1970 saw the Carry On team begin the decade with one of the better offerings in the franchise. Boosted by the returning Frankie Howerd and Terry Scott to join Messrs James, Hawtrey, Sims, Connor and Bresslaw, Carry On Up The Jungle sticks close to the cheeky formula that had worked in the better series entries previously (think Carry On Up The Kyber from 1968). Originally intended to be called Carry On Tarzan (the idea was scrapped for legal reasons), "Jungle" plonks a load of British odd balls in the jungle and invite us to observe how they cope. Which of course we know is not going to be very well at all.
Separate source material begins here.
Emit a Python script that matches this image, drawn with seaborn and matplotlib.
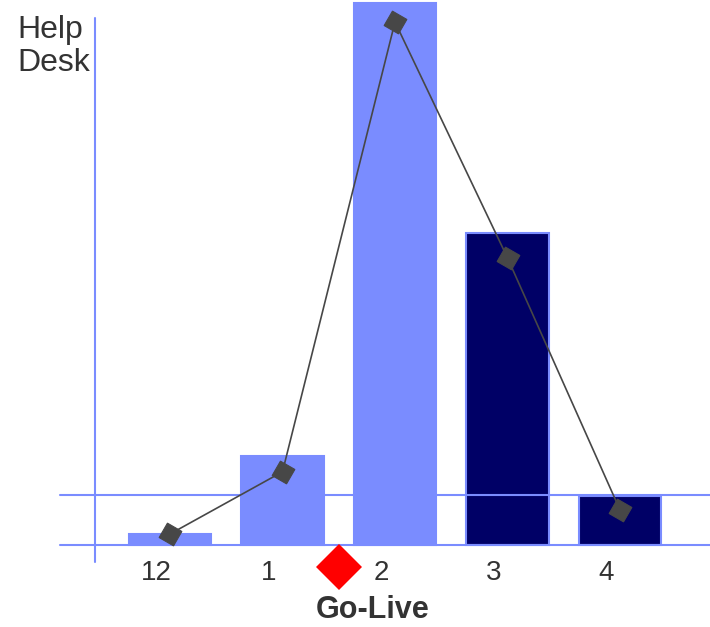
import numpy as np
import pandas as pd
import matplotlib
matplotlib.use("Agg")
import matplotlib.pyplot as plt
import seaborn as sns

# dati (unita' arbitrarie, 100 = picco della linea)
months = ["12", "1", "2", "3", "4"]
tickets = [2.1, 17.0, 103.6, 59.7, 9.4]
trend = [2.1, 14.0, 100.0, 54.9, 6.7]
phase = ["pre", "pre", "pre", "post", "post"]
target = 9.6
go_live_pos = 1.5

LIGHT = "#7a8cff"
NAVY = "#000066"
GREY = "#474747"
TEXT = "#333333"

sns.set_theme(style="white")
plt.rcParams["font.family"] = ["Liberation Sans", "DejaVu Sans"]

df = pd.DataFrame({"month": months, "tickets": tickets, "phase": phase})

fig = plt.figure(figsize=(7.10, 6.27), dpi=100)
ax = fig.add_axes([0, 0, 1, 1])

sns.barplot(data=df, x="month", y="tickets", hue="phase", order=months,
            palette={"pre": LIGHT, "post": NAVY}, dodge=False, width=0.73,
            saturation=1, edgecolor=LIGHT, linewidth=1.5, legend=False,
            ax=ax, zorder=1)

# linee di riferimento
ax.axhline(0, xmin=0.085, color=LIGHT, lw=1.5, zorder=2)
ax.axhline(target, xmin=0.085, color=LIGHT, lw=1.5, zorder=2)
ax.plot([-0.667, -0.667], [-3.25, 100.8], color=LIGHT, lw=1.5, zorder=2)

# andamento
sns.lineplot(x=np.arange(len(months)), y=trend, color=GREY, lw=1.2,
             marker=(4, 0, 15), markersize=17, markeredgecolor=GREY,
             ax=ax, zorder=4)

# go-live
ax.plot([go_live_pos], [-4.2], marker="D", color="#ff0000", markersize=23,
        markeredgewidth=0, clip_on=False, zorder=5)

for i, m in enumerate(months):
    ax.text(i - 0.12, -5.4, m, ha="center", va="center", fontsize=20,
            color=TEXT)
ax.text(1.8, -12.4, "Go-Live", ha="center", va="center", fontsize=22,
        fontweight="bold", color=TEXT)
fig.text(17 / 710, 1 - 15 / 627, "Help\nDesk", ha="left", va="top",
         fontsize=23, color=TEXT, linespacing=1.15)

ax.set_xlim(-170 / 112.5, (710 - 170) / 112.5)
ax.set_ylim(-(627 - 545) / 5.23, 545 / 5.23)
ax.set_axis_off()

fig.savefig("out.png", dpi=100)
Terry Scott steals the film as a blundering Tarzan type (a role apparently turned down by Jim Dale), whilst Howerd and James get maximum humour from their polar opposite characters.
With a simple plot and carrying the series innuendo trademarks on its snake bitten … ahem, Carry On Up the Jungle is a charmingly funny series entry. 7/10
"Carry on Tarzan" or "Carry on Solomon doesn't mind"? I was never a fan of Frankie Howerd's rather unsubtle form of humour, and I found that when he appeared in these, he tended to upstage the rather gentler (though just as seedy) humour that emanated from Messrs. James, Hawtrey et al. This time around, the diamond wearing Joan Sims' "Lady Bagley" is mounting a jungle expedition to see if her long-lost baby really ended up in the belly of a crocodile alongside her husband. Meantime, a loincloth clad Terry Scott is marauding the jungle swinging from tree to tree... Might he be the one? Might she still want to know if he is? This isn't really very good. Howerd dominates with his birdwatching "Prof. Tinkle" and he rather subsumes James's dipso expedition leader "Boosey", Sims and a rather daft performance from Hawtrey's "Tonka" (trucks not chocolate?). Bernard Bresslaw is quite entertaining as their local guide "Upsidaisi" and the dialogue is the usual fayre of rhyming slang and nudge, nudge, wink, wink.... It struggles to sustain it's initial momentum, I felt, and relied too much on a star that I just didn't rate, so sorry - not that great.